At first, my husband tried to help, though every task seemed to irritate him. Then his birthday approached, and with it, expectations I physically couldn’t meet. One afternoon, while I sat exhausted and sore, he casually announced he’d invited friends over for a game night. When I explained I couldn’t host, couldn’t clean, couldn’t even move properly, he brushed it off—until he delivered words that cut deeper than the injury. He warned that if I didn’t “handle it,” he’d stop giving me money, as if our shared plans and savings no longer existed, as if my recovery were a choice. That night, shaken and afraid, I quietly paid for everything myself—cleaning, food, drinks—using the small emergency account I’d once kept “just in case.”

The party went on without a hitch. The house was spotless, the table full, laughter filling the room—while I sat on the couch in silence, struggling to stay comfortable and invisible. Then the doorbell rang. It wasn’t delivery. It was my mother-in-law. She took one look at the scene—the guests, the celebration, me in a brace beside a glowing baby monitor—and calmly ended the night. Without raising her voice, she told her son to leave. She named what he had done, made it clear it was unacceptable, and insisted he go home with her. His friends quietly left, the door closed behind him, and the house fell still.

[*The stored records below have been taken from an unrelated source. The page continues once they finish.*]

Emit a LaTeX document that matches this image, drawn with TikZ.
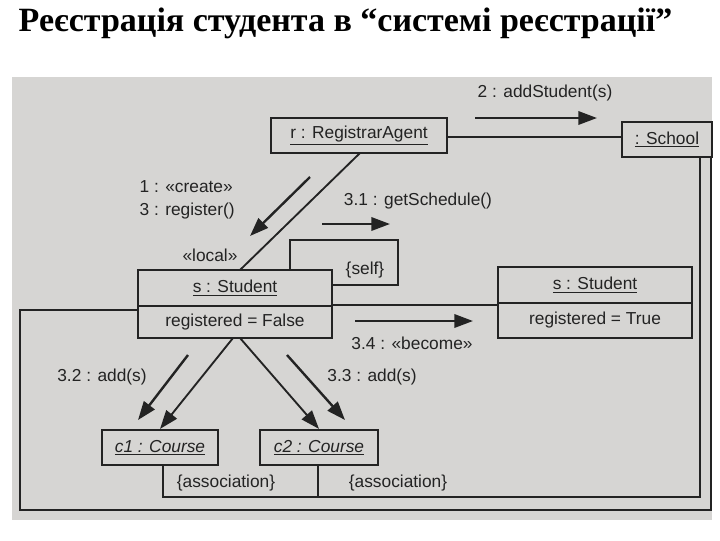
\documentclass[tikz,border=0pt]{standalone}
\usepackage{fontspec}
\setmainfont{Liberation Serif}
\newfontfamily\dsans{Liberation Sans}
\usetikzlibrary{arrows.meta}
\definecolor{bg}{RGB}{214,213,211}
\definecolor{ink}{RGB}{35,35,35}
\begin{document}
\begin{tikzpicture}[x=0.75pt,y=-0.75pt,
  obj/.style={draw=ink,line width=1.6pt,inner sep=0pt,font=\dsans\fontsize{13}{15}\selectfont,text=ink},
  lbl/.style={font=\dsans\fontsize{13}{15}\selectfont,text=ink,inner sep=1pt},
  lnk/.style={draw=ink,line width=1.4pt},
  msg/.style={draw=ink,line width=1.8pt,-{Triangle[length=14pt,width=10pt]}},
  nav/.style={draw=ink,line width=1.4pt,-{Triangle[length=14pt,width=10pt]}}]
\useasboundingbox (0,0) rectangle (720,540);
\fill[white] (0,0) rectangle (720,540);
\fill[bg] (12,77) rectangle (712,520);
\node[anchor=west,font=\bfseries\fontsize{25.5}{28}\selectfont] (title) at (14,23) {Реєстрація студента в “системі реєстрації”};
% objects
\node[obj,minimum width=176*0.75pt,minimum height=35*0.75pt] (ra) at (359,135.5) {\underline{r : RegistrarAgent}};
\node[obj,minimum width=90*0.75pt,minimum height=35*0.75pt] (sc) at (667,139.5) {\underline{: School}};
\node[obj,minimum width=116*0.75pt,minimum height=35*0.75pt,font=\dsans\itshape\fontsize{13}{15}\selectfont] (c1) at (160,447.5) {\underline{c1 : Course}};
\node[obj,minimum width=118*0.75pt,minimum height=35*0.75pt,font=\dsans\itshape\fontsize{13}{15}\selectfont] (c2) at (319,447.5) {\underline{c2 : Course}};
\node[obj,minimum width=194*0.75pt,minimum height=36*0.75pt] (s1) at (235,288) {\underline{s : Student}};
\node[obj,minimum width=194*0.75pt,minimum height=32*0.75pt] (s1a) at (235,322) {registered = False};
\node[obj,minimum width=194*0.75pt,minimum height=36*0.75pt] (s2) at (595,285) {\underline{s : Student}};
\node[obj,minimum width=194*0.75pt,minimum height=35*0.75pt] (s2a) at (595,320.5) {registered = True};
% links
\draw[lnk] (ra.east |- 0,137) -- (sc.west |- 0,137);
\draw[lnk] (360,153) -- (240,270);
\draw[lnk] (s1.east |- 0,305) -- (s2a.west |- 0,305);
\draw[lnk] (290,270) -- (290,240) -- (398,240) -- (398,285) -- (332,285);
\draw[lnk] (s1a.west |- 0,310) -- (20,310) -- (20,510) -- (711,510) -- (711,157);
\draw[lnk] (163,465) -- (163,497) -- (700,497) -- (700,157);
\draw[lnk] (318,465) -- (318,497);
\draw[nav] (233,338) -- (c1.north);
\draw[nav] (240,338) -- (c2.north);
% messages
\coordinate (m2a) at (475,118); \coordinate (m2b) at (597,118);
\draw[msg] (m2a) -- (m2b);
\node[lbl] (l2) at (545,93) {2 : addStudent(s)};
\coordinate (m1a) at (310,177); \coordinate (m1b) at (250,236);
\draw[msg] (m1a) -- (m1b);
\node[lbl,anchor=west] (l1) at (138,187) {1 : «create»};
\node[lbl,anchor=west] (l3) at (138,211) {3 : register()};
\node[lbl] (loc) at (210,255) {«local»};
\coordinate (m31a) at (322,224); \coordinate (m31b) at (390,224);
\draw[msg] (m31a) -- (m31b);
\node[lbl] (l31) at (418,201) {3.1 : getSchedule()};
\node[lbl] (self) at (365,270) {\{self\}};
\coordinate (m34a) at (355,321); \coordinate (m34b) at (473,321);
\draw[msg] (m34a) -- (m34b);
\node[lbl] (l34) at (412,343) {3.4 : «become»};
\coordinate (m32a) at (188,355); \coordinate (m32b) at (138,420);
\draw[msg] (m32a) -- (m32b);
\node[lbl] (l32) at (102,377) {3.2 : add(s)};
\coordinate (m33a) at (287,355); \coordinate (m33b) at (345,420);
\draw[msg] (m33a) -- (m33b);
\node[lbl] (l33) at (372,377) {3.3 : add(s)};
\node[lbl] (as1) at (226,483) {\{association\}};
\node[lbl] (as2) at (398,483) {\{association\}};
\end{tikzpicture}
\end{document}
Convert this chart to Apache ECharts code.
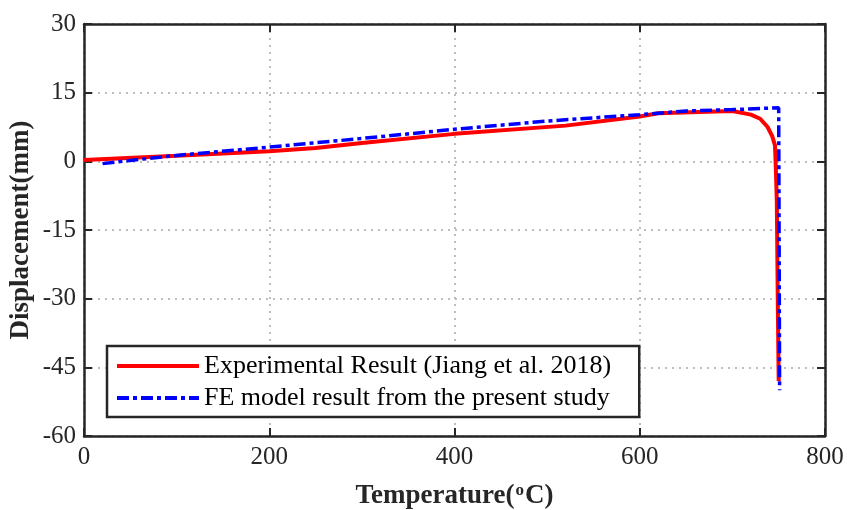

Afterward, she stayed. She cleaned, checked on the baby, and sat beside me while I finally let myself cry. She reminded me I wasn’t alone and promised support no matter what came next. My husband is staying with her now, and while we’ve talked, I don’t yet know where our marriage will land. What I do know is this: real safety isn’t about walls or money or control—it’s about being seen, believed, and protected when you’re at your most vulnerable. That night, nothing was broken or shouted. Someone simply showed up, drew a boundary, and changed everything.